'''

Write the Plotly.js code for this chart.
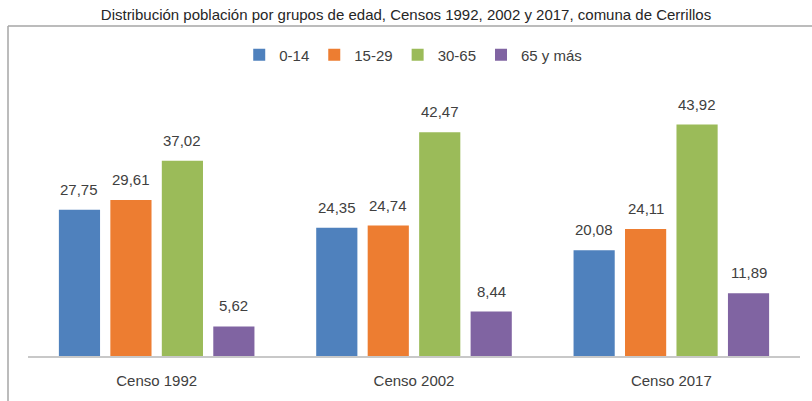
<!DOCTYPE html>
<html>
<head>
<meta charset="utf-8">
<script src="https://cdn.plot.ly/plotly-3.0.1.min.js"></script>
<style>
html,body{margin:0;padding:0;background:#fff;}
#chart{width:812px;height:401px;}
</style>
</head>
<body>
<div id="chart"></div>
<script>
var categories = ["Censo 1992", "Censo 2002", "Censo 2017"];
var seriesNames = ["0-14", "15-29", "30-65", "65 y más"];
var v0_14 = [27.75, 24.35, 20.08];
var v15_29 = [29.61, 24.74, 24.11];
var v30_65 = [37.02, 42.47, 43.92];
var v65 = [5.62, 8.44, 11.89];
var colors = ["#4F81BD", "#ED7D31", "#9BBB59", "#8064A2"];

var FONT = "'Liberation Sans Narrow', 'Liberation Sans', Arial, sans-serif";
var allVals = [v0_14, v15_29, v30_65, v65];

function fmt(v){ return v.toFixed(2).replace('.', ','); }

var W = 812, H = 401;
var margin = {l: 28, r: 12, t: 103, b: 45};
var bargap = 0.2;
var plotW = W - margin.l - margin.r;
var pitch = plotW / categories.length * (1 - bargap) / allVals.length;

var traces = allVals.map(function(vals, i){
  return {
    type: 'bar',
    name: seriesNames[i],
    x: categories,
    y: vals,
    marker: {color: colors[i]},
    hoverinfo: 'none'
  };
});

var annotations = [];
allVals.forEach(function(vals, i){
  vals.forEach(function(v, j){
    annotations.push({
      x: categories[j], y: v, xref: 'x', yref: 'y',
      text: fmt(v), showarrow: false,
      xanchor: 'center', yanchor: 'bottom',
      xshift: (i - (allVals.length - 1) / 2) * pitch,
      yshift: 10,
      font: {family: FONT, size: 15, color: '#404040'}
    });
  });
});

var layout = {
  width: W, height: H,
  margin: margin,
  paper_bgcolor: '#fff', plot_bgcolor: '#fff',
  barmode: 'group',
  bargap: bargap,
  bargroupgap: 0.2,
  font: {family: FONT, color: '#404040'},
  title: {
    text: 'Distribución población por grupos de edad, Censos 1992, 2002 y 2017, comuna de Cerrillos',
    font: {family: FONT, size: 15, color: '#262626'},
    x: 0.5, xanchor: 'center', y: 0.962, yanchor: 'middle'
  },
  showlegend: true,
  legend: {
    orientation: 'h', x: 0.499, xanchor: 'center', y: 1.19, yanchor: 'middle',
    font: {family: FONT, size: 15, color: '#404040'},
    itemwidth: 30, traceorder: 'normal'
  },
  xaxis: {
    showline: true, linecolor: '#C8C8C8', linewidth: 2,
    showgrid: false, zeroline: false, ticks: '',
    tickfont: {family: FONT, size: 15, color: '#404040'},
    ticklabelstandoff: 10
  },
  yaxis: {
    range: [0, 48], visible: false, showgrid: false, zeroline: false
  },
  annotations: annotations,
  shapes: [
    {type: 'line', xref: 'paper', yref: 'paper', x0: -0.0259, x1: 1.02, y0: 1.304, y1: 1.304,
     line: {color: '#A6A6A6', width: 1.5}},
    {type: 'line', xref: 'paper', yref: 'paper', x0: -0.0259, x1: -0.0259, y0: 1.304, y1: -0.2,
     line: {color: '#A6A6A6', width: 1.5}}
  ]
};

Plotly.newPlot('chart', traces, layout, {displayModeBar: false, staticPlot: true});
</script>
</body>
</html>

'''

▸ DIRECTION: Without the pictures, write out the whole listing above exactly as it appears.

▸ TASK SOLUTION:
Write the Plotly.js code for this chart.
<!DOCTYPE html>
<html>
<head>
<meta charset="utf-8">
<script src="https://cdn.plot.ly/plotly-3.0.1.min.js"></script>
<style>
html,body{margin:0;padding:0;background:#fff;}
#chart{width:812px;height:401px;}
</style>
</head>
<body>
<div id="chart"></div>
<script>
var categories = ["Censo 1992", "Censo 2002", "Censo 2017"];
var seriesNames = ["0-14", "15-29", "30-65", "65 y más"];
var v0_14 = [27.75, 24.35, 20.08];
var v15_29 = [29.61, 24.74, 24.11];
var v30_65 = [37.02, 42.47, 43.92];
var v65 = [5.62, 8.44, 11.89];
var colors = ["#4F81BD", "#ED7D31", "#9BBB59", "#8064A2"];

var FONT = "'Liberation Sans Narrow', 'Liberation Sans', Arial, sans-serif";
var allVals = [v0_14, v15_29, v30_65, v65];

function fmt(v){ return v.toFixed(2).replace('.', ','); }

var W = 812, H = 401;
var margin = {l: 28, r: 12, t: 103, b: 45};
var bargap = 0.2;
var plotW = W - margin.l - margin.r;
var pitch = plotW / categories.length * (1 - bargap) / allVals.length;

var traces = allVals.map(function(vals, i){
  return {
    type: 'bar',
    name: seriesNames[i],
    x: categories,
    y: vals,
    marker: {color: colors[i]},
    hoverinfo: 'none'
  };
});

var annotations = [];
allVals.forEach(function(vals, i){
  vals.forEach(function(v, j){
    annotations.push({
      x: categories[j], y: v, xref: 'x', yref: 'y',
      text: fmt(v), showarrow: false,
      xanchor: 'center', yanchor: 'bottom',
      xshift: (i - (allVals.length - 1) / 2) * pitch,
      yshift: 10,
      font: {family: FONT, size: 15, color: '#404040'}
    });
  });
});

var layout = {
  width: W, height: H,
  margin: margin,
  paper_bgcolor: '#fff', plot_bgcolor: '#fff',
  barmode: 'group',
  bargap: bargap,
  bargroupgap: 0.2,
  font: {family: FONT, color: '#404040'},
  title: {
    text: 'Distribución población por grupos de edad, Censos 1992, 2002 y 2017, comuna de Cerrillos',
    font: {family: FONT, size: 15, color: '#262626'},
    x: 0.5, xanchor: 'center', y: 0.962, yanchor: 'middle'
  },
  showlegend: true,
  legend: {
    orientation: 'h', x: 0.499, xanchor: 'center', y: 1.19, yanchor: 'middle',
    font: {family: FONT, size: 15, color: '#404040'},
    itemwidth: 30, traceorder: 'normal'
  },
  xaxis: {
    showline: true, linecolor: '#C8C8C8', linewidth: 2,
    showgrid: false, zeroline: false, ticks: '',
    tickfont: {family: FONT, size: 15, color: '#404040'},
    ticklabelstandoff: 10
  },
  yaxis: {
    range: [0, 48], visible: false, showgrid: false, zeroline: false
  },
  annotations: annotations,
  shapes: [
    {type: 'line', xref: 'paper', yref: 'paper', x0: -0.0259, x1: 1.02, y0: 1.304, y1: 1.304,
     line: {color: '#A6A6A6', width: 1.5}},
    {type: 'line', xref: 'paper', yref: 'paper', x0: -0.0259, x1: -0.0259, y0: 1.304, y1: -0.2,
     line: {color: '#A6A6A6', width: 1.5}}
  ]
};

Plotly.newPlot('chart', traces, layout, {displayModeBar: false, staticPlot: true});
</script>
</body>
</html>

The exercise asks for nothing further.